Es una acusación maliciosa, porque ataca el núcleo de lo que se entiende que es la izquierda: la defensa de los más débiles. A veces es un poco injusta. Usamos a los pobres como mercancía y arma política. Hay un cruce de acusaciones de elitismo y condescendencia: unos dicen que la izquierda universitaria (lo que los anglosajones llaman limousine liberal) no conoce el país real, otros dicen que la izquierda que se dice defensora real de la clase obrera en realidad desea que no deje de serlo, que no salga de la pobreza. De pronto, quienes nunca se han preocupado por las clases baja se convierten en sus defensores. A veces me recuerda a la derecha que de pronto se hace feminista para señalar las contradicciones de la izquierda feminista.
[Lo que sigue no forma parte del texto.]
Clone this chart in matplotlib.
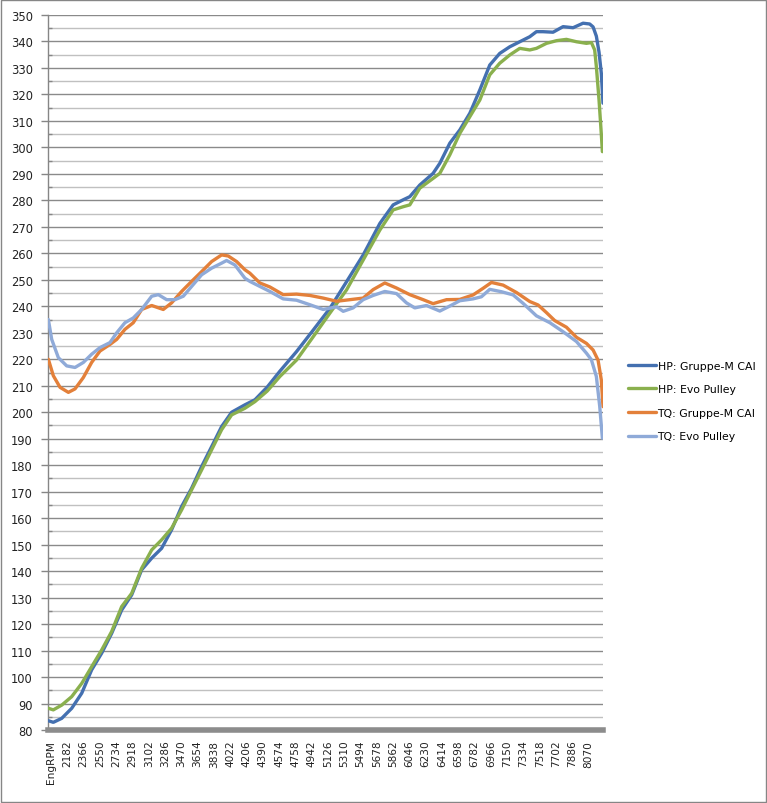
import matplotlib
matplotlib.use("Agg")
import matplotlib.pyplot as plt
from matplotlib.patches import Rectangle
import numpy as np

# ---------------- data ----------------
hp_gm_rpm = [1968, 2024, 2119, 2232, 2345, 2457, 2570, 2683, 2796, 2909, 3022, 3135, 3247,
             3360, 3473, 3586, 3699, 3812, 3925, 4038, 4188, 4301, 4440, 4583, 4771, 4959,
             5147, 5336, 5524, 5712, 5862, 5975, 6050, 6163, 6313, 6389, 6502, 6615, 6728,
             6841, 6953, 7066, 7179, 7292, 7405, 7480, 7555, 7668, 7781, 7894, 8007, 8082,
             8120, 8157, 8187, 8213, 8232]
hp_gm = [83.5, 82.9, 84.4, 88.2, 93.9, 102.7, 109.0, 116.5, 125.3, 131.0, 140.5, 144.9, 148.6,
         155.6, 164.4, 171.3, 179.5, 187.0, 194.6, 200.0, 202.8, 204.7, 209.5, 215.5, 222.9, 231.0,
         239.2, 249.3, 259.4, 271.3, 278.3, 280.2, 281.4, 285.8, 290.2, 294.0, 301.6, 306.6, 312.9,
         321.7, 331.1, 335.5, 338.0, 339.9, 341.8, 343.7, 343.7, 343.5, 345.6, 345.2, 346.9, 346.6,
         345.5, 342.0, 336.0, 328.0, 316.7]

hp_evo_rpm = [1968, 2024, 2119, 2232, 2345, 2457, 2570, 2683, 2796, 2909, 3022, 3135, 3247,
              3360, 3473, 3586, 3699, 3812, 3925, 4038, 4188, 4301, 4440, 4583, 4771, 4959,
              5147, 5336, 5524, 5712, 5862, 5975, 6050, 6163, 6313, 6389, 6502, 6615, 6728,
              6841, 6953, 7066, 7179, 7292, 7405, 7480, 7594, 7706, 7819, 7932, 8045, 8101,
              8138, 8157, 8187, 8213, 8225]
hp_evo = [88.2, 87.6, 89.4, 92.6, 97.6, 103.9, 110.2, 117.2, 126.6, 131.6, 141.1, 148.0, 151.8,
          156.2, 163.1, 170.7, 178.2, 185.8, 193.4, 199.0, 201.5, 204.0, 208.0, 213.5, 219.7, 228.5,
          237.4, 246.2, 257.5, 268.8, 276.4, 277.6, 278.3, 284.6, 288.3, 290.2, 297.2, 305.3, 311.6,
          317.9, 327.4, 331.8, 334.9, 337.4, 336.8, 337.4, 339.3, 340.3, 340.8, 339.9, 339.3, 339.6,
          336.8, 330.5, 318.0, 305.0, 298.4]

tq_gm_rpm = [1968, 2024, 2100, 2194, 2269, 2363, 2457, 2551, 2664, 2740, 2833, 2927, 3022,
             3135, 3266, 3360, 3473, 3586, 3699, 3812, 3925, 3999, 4094, 4188, 4244, 4357,
             4470, 4620, 4771, 4921, 5072, 5223, 5373, 5523, 5636, 5768, 5900, 6050, 6201,
             6313, 6465, 6615, 6765, 6878, 6972, 7104, 7255, 7405, 7499, 7594, 7687, 7819,
             7932, 8045, 8120, 8176, 8213, 8232]
tq_gm = [220.0, 213.8, 209.4, 207.5, 208.8, 213.1, 218.8, 223.1, 225.6, 227.5, 231.3, 233.8, 238.8,
         240.3, 238.8, 241.3, 245.6, 249.4, 253.1, 256.9, 259.4, 259.0, 256.9, 253.8, 252.5, 248.8,
         247.3, 244.4, 244.6, 244.1, 243.1, 241.9, 242.5, 243.1, 246.3, 248.8, 246.9, 244.4, 242.5,
         241.0, 242.5, 242.6, 244.3, 246.8, 249.0, 248.0, 245.2, 241.8, 240.5, 237.6, 234.6, 232.1,
         228.3, 226.0, 223.5, 219.7, 212.2, 202.1]

tq_evo_rpm = [1968, 2006, 2081, 2175, 2269, 2363, 2457, 2551, 2664, 2740, 2833, 2927, 3022,
              3135, 3210, 3304, 3398, 3492, 3586, 3699, 3812, 3925, 3981, 4075, 4188, 4244,
              4357, 4470, 4620, 4771, 4921, 5072, 5223, 5298, 5410, 5523, 5636, 5768, 5900,
              6012, 6106, 6238, 6389, 6502, 6615, 6765, 6859, 6953, 7085, 7217, 7330, 7480,
              7632, 7781, 7932, 8045, 8101, 8157, 8195, 8225]
tq_evo = [235.0, 227.5, 220.6, 217.5, 216.9, 218.8, 221.9, 224.4, 226.3, 230.0, 233.8, 235.6, 238.8,
          243.8, 244.4, 242.5, 242.5, 243.8, 247.5, 251.9, 254.4, 256.3, 257.3, 255.6, 250.6, 249.4,
          247.5, 245.6, 242.8, 242.3, 240.6, 238.8, 239.8, 238.1, 239.4, 242.5, 244.1, 245.6, 244.8,
          241.3, 239.4, 240.3, 238.2, 240.1, 242.1, 242.8, 243.6, 246.4, 245.5, 244.3, 241.1, 236.4,
          233.8, 230.4, 226.7, 222.3, 219.8, 213.5, 202.2, 190.2]

series_names = ["HP: Gruppe-M CAI", "HP: Evo Pulley", "TQ: Gruppe-M CAI", "TQ: Evo Pulley"]
series_colors = ["#4470B0", "#8AB04E", "#E3803A", "#8FAAD8"]

x_tick_values = [1998 + 184 * i for i in range(34)]
x_tick_labels = ["EngRPM"] + [str(v) for v in x_tick_values[1:]]
y_ticks = list(range(80, 351, 10))

# ---------------- figure ----------------
W, H = 767, 804
fig = plt.figure(figsize=(W / 100, H / 100), dpi=100)
ax = fig.add_axes([48 / W, 1 - 731 / H, (603 - 48) / W, (731 - 16) / H])

data = [(hp_gm_rpm, hp_gm), (hp_evo_rpm, hp_evo), (tq_gm_rpm, tq_gm), (tq_evo_rpm, tq_evo)]
for (xs, ys), name, c in zip(data, series_names, series_colors):
    ax.plot(xs, ys, color=c, lw=2.4, label=name, solid_joinstyle="round",
            solid_capstyle="round", zorder=3)

ax.set_xlim(1964, 8232)
ax.set_ylim(80, 350)
ax.set_yticks(y_ticks)
ax.set_yticks(list(range(85, 350, 10)), minor=True)
ax.set_xticks(x_tick_values)
ax.set_xticklabels(x_tick_labels, rotation=90, fontsize=7.6, family="DejaVu Sans",
                   color="#222222")
ax.tick_params(axis="x", length=0, pad=7)
ax.tick_params(axis="y", which="major", length=5, width=1, color="#868686", pad=6,
               labelsize=8.3, labelcolor="#222222")
ax.tick_params(axis="y", which="minor", length=3, width=1, color="#868686", direction="in")
for lab in ax.get_yticklabels():
    lab.set_family("DejaVu Sans")

ax.grid(True, which="major", axis="y", color="#8a8a8a", lw=1.0, zorder=0)
ax.grid(True, which="minor", axis="y", color="#c0c0c0", lw=1.0, zorder=0)
ax.grid(False, axis="x")

for s in ["top", "right"]:
    ax.spines[s].set_visible(False)
ax.spines["left"].set_color("#868686")
ax.spines["left"].set_linewidth(1.0)
ax.spines["bottom"].set_color("#8c8c8c")
ax.spines["bottom"].set_linewidth(4.0)
ax.spines["bottom"].set_zorder(4)

fig.legend(loc="center left", bbox_to_anchor=(618 / W, 1 - 402 / H), frameon=False,
           prop={"family": "DejaVu Sans", "size": 7.8}, handlelength=2.6,
           handletextpad=0.15, labelspacing=1.25, borderpad=0.4)

fig.patches.append(Rectangle((0.6 / W, 0.6 / H), 1 - 1.2 / W, 1 - 1.2 / H,
                             transform=fig.transFigure, fill=False,
                             edgecolor="#868686", lw=1.0))

fig.savefig("out.png", dpi=100, facecolor="white")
También hay una parte de este discurso, especialmente el influido por Mark Lilla y su libro sobre el liberalismo identitario, que cae en cierta nostalgia. The once and future liberal es un libro necesario y lleno de reflexiones interesantes. Habla de las eras o dispensations en las que una cultura política cambia y se establece una nueva, un poco al estilo de Thomas Kuhn y las revoluciones científicas. Lilla habla de dos: Roosevelt y Reagan. Lilla critica el neoliberalismo despersonalizado de Reagan y afirma que tras él hubo no solo un giro cultural e identitario en la izquierda, sino narcisista e individualista. Es decir, que la izquierda no propuso una nueva dispensation sino que adaptó en cierto modo la cultura política egoísta y la trasladó a las políticas de la identidad. Como dice de manera épica, “Están perdiendo porque se han retirado hacia las cuevas que se han hecho para ellos mismos donde antes había una gran montaña.”
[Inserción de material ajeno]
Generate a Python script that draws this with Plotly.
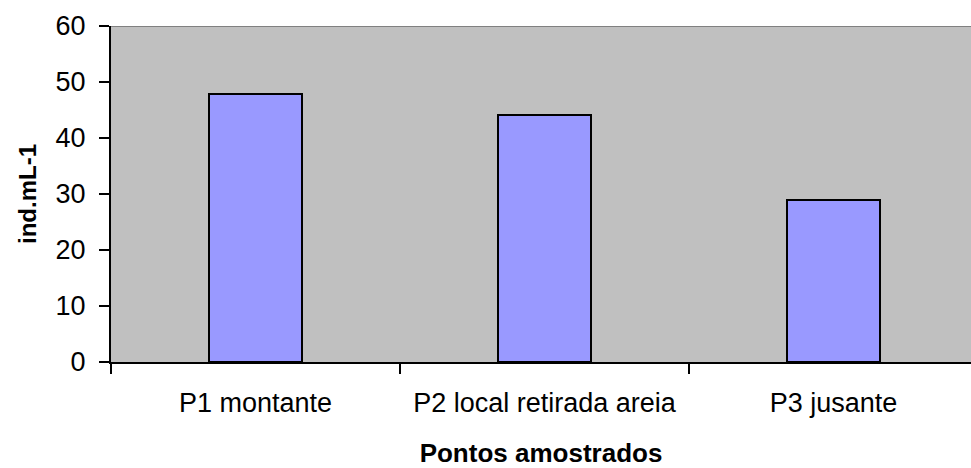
import plotly.graph_objects as go

# Sampling points and organism density (ind.mL-1)
pontos = ["P1 montante", "P2 local retirada areia", "P3 jusante"]
densidade = [47.8, 44.1, 29.0]
y_ticks = [0, 10, 20, 30, 40, 50, 60]

FONT = "Liberation Sans, Arial, sans-serif"

fig = go.Figure(
    go.Bar(
        x=pontos,
        y=densidade,
        width=0.32,
        marker=dict(color="#9999FF", line=dict(color="#000000", width=2)),
    )
)

fig.update_layout(
    width=971,
    height=468,
    margin=dict(l=111, r=0, t=26, b=106),
    paper_bgcolor="#FFFFFF",
    plot_bgcolor="#C0C0C0",
    showlegend=False,
    font=dict(family=FONT, size=27, color="#000000"),
    bargap=0,
)

fig.update_xaxes(
    type="category",
    range=[-0.5, 2.476],
    showline=True,
    linecolor="#000000",
    linewidth=2,
    ticks="outside",
    tickson="boundaries",
    ticklen=10,
    tickwidth=2,
    tickcolor="#000000",
    ticklabelstandoff=16,
    showgrid=False,
    zeroline=False,
    tickfont=dict(family=FONT, size=27),
    title=dict(
        text="<b>Pontos amostrados</b>",
        font=dict(family=FONT, size=26),
        standoff=28,
    ),
)

fig.update_yaxes(
    range=[0, 60],
    tickvals=y_ticks,
    showline=True,
    linecolor="#000000",
    linewidth=2,
    ticks="outside",
    ticklen=10,
    tickwidth=2,
    tickcolor="#000000",
    ticklabelstandoff=8,
    showgrid=False,
    zeroline=False,
    tickfont=dict(family=FONT, size=27),
    title=dict(
        text="<b>ind.mL-1</b>",
        font=dict(family=FONT, size=24),
        standoff=12,
    ),
)

# grey top border of the plot area
fig.add_shape(
    type="line",
    xref="paper",
    yref="y",
    x0=0,
    x1=1,
    y0=60,
    y1=60,
    line=dict(color="#808080", width=2),
)

fig.write_html("out.html")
Aunque Lilla se cubre las espaldas con varias frases epigramáticas y contundentes que demuestran su confianza en el futuro y el progreso (“Esto no significa que hay que volver al New Deal. Los liberales del futuro no pueden ser como los liberales de antaño; han cambiado demasiadas cosas. […] No hay un ‘otra vez’ en política, solo hay un futuro.”), hay un tono en general melancólico cuando habla de Roosevelt, de una época dorada en la que trabajadores sin camiseta, todos unidos, construyeron la gran presa Hoover en California y también un gran país de valores compartidos.
Lilla tiene razón al acusar a la izquierda de narcisista (no la tiene tanto, si miramos las encuestas y los datos, cuando piensa que la identidad y la corrección política fueron los culpables verdaderos de la derrota de los demócratas y la victoria de Trump) y hace un análisis muy inteligente sobre las políticas identitarias. “El liberalismo identitario ha dejado de ser un proyecto político y se ha convertido en uno evangélico. La diferencia es esta: el evangelismo trata de decirle la verdad al poder. La política trata de alcanzar el poder para defender la verdad.” Es una postura pragmática: “En una democracia la única manera significativa de defenderlas [las causas necesarias] -y no solo hacer gestos vacíos de reconocimiento y ‘celebración’- es ganando elecciones y ejerciendo el poder en el largo plazo, en cualquier nivel de gobierno.” No vale esperar a que todos vean la luz. Hay un párrafo donde compara la política con la pesca:
La política electoral es un poco como pescar. Cuando pescas te levantas pronto y vas a donde están los peces, no a donde desearías que estuvieran. Entonces metes el anzuelo en el agua. Cuando el pez se da cuenta de que lo has enganchado quizá se resista. Déjale; suelta un poco la caña. Tarde o temprano se calmará y puedes volver a tirar, con cuidado de no provocarlo innecesariamente. La estrategia de pesca de los liberales identitarios es permanecer en la orilla, gritando a los peces sobre los errores históricos que ha cometido el mar contra ellos, y la necesidad de que la vida acuática renuncie a su privilegio. Todo con la esperanza de que los peces confiesen colectivamente sus pecados y naden hacia la orilla para que los metan en las redes. Si esa es tu estrategia de pesca, mejor hazte vegano.
Los peces no van a venir a la red por mucho que pensemos que es lo mejor para el bien común. Y menos si ir hacia la red implica una expiación sobre los pecados propios. Es posible que los grandes relatos y los grandes líderes no vuelvan. Tampoco sirven las explicaciones unicausales, como la patria o la clase. No es algo necesariamente malo. Quizá hay buenas ideas diseminadas y fragmentadas en diversos discursos y opciones políticas; solo hace falta encontrar la manera de gestionar esa pluralidad sin matarnos unos a otros. Es el discurso de las coaliciones que defiende Lilla cuando no se pone nostálgico, o pensadores como Michael Walzer. Hay que sumar acuerdos de mínimos, en vez de esperar a que todos estemos de acuerdo.